Temporary space requirement is calculated using number of concurrent queries, n, that is allowed to execute and
size of largest partition, P.
Temporary Space, T = (2n+ 1)P
For example, let's suppose we have Fact table of size 30 GB and we have to keep 4 years data live.
Total fact data is 30 * 4 = 120 GB
| Disk Space Required | = 3.5 F + T |
| = 3.5 * 120 + T |
| = 420 + T GB |
| |
| T | = (2n + 1 ) P, let n = 4 and P = 4GB |
| |
| Disk Space Required | = 420 + (2n+1)P |
| =420 +(2 * 4 + 1) * 4 |
| =420 +36 |
| =456 GB |
Required CPU capacity
First, we have to find the time required to access the largest amount of data warehouse data.

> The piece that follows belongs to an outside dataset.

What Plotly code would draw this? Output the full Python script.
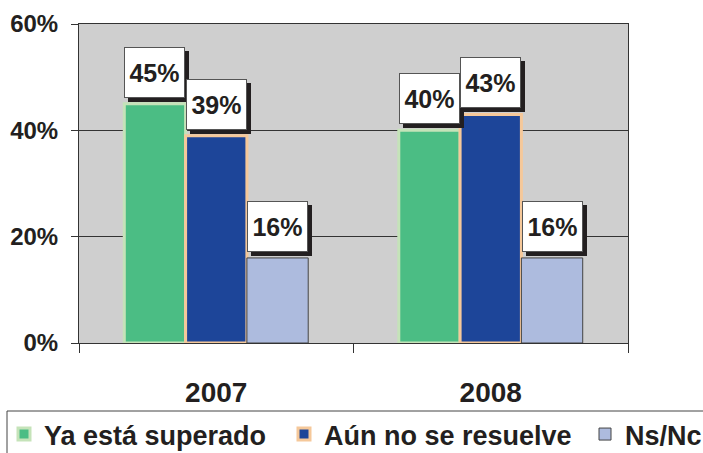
import plotly.graph_objects as go

years = ["2007", "2008"]
series_names = ["Ya está superado", "Aún no se resuelve", "Ns/Nc"]
ya_superado = [0.45, 0.40]
no_resuelve = [0.39, 0.43]
ns_nc = [0.16, 0.16]
y_ticks = [0, 0.2, 0.4, 0.6]
y_tick_labels = ["0%", "20%", "40%", "60%"]

series_values = [ya_superado, no_resuelve, ns_nc]
fill_colors = ["#4bbd84", "#1d4599", "#adbbde"]
line_colors = ["#c5e3b9", "#f5c89a", "#444444"]
line_widths = [3, 3, 1]
legend_ids = ["legend", "legend2", "legend3"]
legend_left_px = [4, 284, 585]

FONT = "Liberation Sans, Arial, sans-serif"
TXT = "#231f20"
W, H = 703, 453
ML, MR, MT, MB = 79, 75, 24, 110
PW, PH = W - ML - MR, H - MT - MB

fig = go.Figure()
for name, vals, fc, lc, lw, lg in zip(series_names, series_values, fill_colors,
                                      line_colors, line_widths, legend_ids):
    fig.add_trace(go.Bar(
        x=years, y=vals, name=name, legend=lg,
        marker=dict(color=fc, line=dict(color=lc, width=lw)),
    ))

bargap = 0.33
n = len(series_values)
bw = (1 - bargap) / n
annotations = []
for si, vals in enumerate(series_values):
    for ci, v in enumerate(vals):
        xpos = ci + (si - (n - 1) / 2) * bw
        label = f"<b>{round(v*100)}%</b>"
        # drop shadow box (no text)
        annotations.append(dict(
            x=xpos, y=v, xref="x", yref="y", text=" ", showarrow=False,
            xanchor="center", yanchor="bottom", xshift=4, yshift=2,
            width=57, height=47, bgcolor="#231f20", bordercolor="#231f20",
            borderwidth=1, borderpad=1,
            font=dict(family=FONT, size=25, color="#231f20"),
        ))
        annotations.append(dict(
            x=xpos, y=v, xref="x", yref="y", text=label, showarrow=False,
            xanchor="center", yanchor="bottom", xshift=0, yshift=6,
            width=57, height=47, bgcolor="white", bordercolor="#555555",
            borderwidth=1, borderpad=1,
            font=dict(family=FONT, size=25, color=TXT),
        ))

legend_font = dict(family=FONT, size=27, color=TXT, weight="bold")
legends = {}
for lg, lx in zip(legend_ids, legend_left_px):
    legends[lg] = dict(
        orientation="h",
        xref="container", yref="container",
        x=lx / W, y=1 - 410 / H, xanchor="left", yanchor="top",
        borderwidth=0, bgcolor="rgba(0,0,0,0)",
        font=legend_font,
    )

# legend frame
frame = dict(
    type="rect", xref="paper", yref="paper", layer="above",
    x0=(7 - ML) / PW, x1=(W + 20 - ML) / PW,
    y0=-(411 - (H - MB)) / PH,
    y1=-(H + 20 - (H - MB)) / PH,
    line=dict(color="#444444", width=1), fillcolor="rgba(0,0,0,0)",
)

fig.update_layout(
    width=W, height=H,
    margin=dict(l=ML, r=MR, t=MT, b=MB, autoexpand=False),
    paper_bgcolor="white",
    plot_bgcolor="#cfcfcf",
    barmode="group",
    bargap=bargap,
    bargroupgap=0,
    annotations=annotations,
    shapes=[frame],
    font=dict(family=FONT, color=TXT),
    showlegend=True,
    **legends,
)
fig.update_xaxes(
    type="category",
    showline=True, linecolor="#333333", linewidth=1, mirror=True,
    ticks="outside", tickson="boundaries", ticklen=9, tickcolor="#333333",
    tickfont=dict(family=FONT, size=28, color=TXT, weight="bold"),
    ticklabelstandoff=24,
    showgrid=False,
)
fig.update_yaxes(
    range=[0, 0.6],
    tickvals=y_ticks, ticktext=y_tick_labels,
    showline=True, linecolor="#333333", linewidth=1, mirror=True,
    ticks="outside", ticklen=7, tickcolor="#333333",
    showgrid=True, gridcolor="#333333", gridwidth=1,
    zeroline=False,
    tickfont=dict(family=FONT, size=24, color=TXT, weight="bold"),
    ticklabelstandoff=8,
)

fig.write_html(
    "out.html",
    config={"displayModeBar": False},
    post_script="document.body.style.margin='0';document.body.style.overflow='hidden';",
)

Fact table is the largest table in the data warehouse. So, using Fact Table (F), Scan rate of I/O device,
we can calculate the time required to scan the whole Fact table, T = F/S --- (i)
Then we have to get the response time excepted by the users, Tp
Then we calculate required scan rate according to user's response time, Sp = F/Tp
After getting the required scan rate we can know how much CPU will be needed to satisfy that scan rate.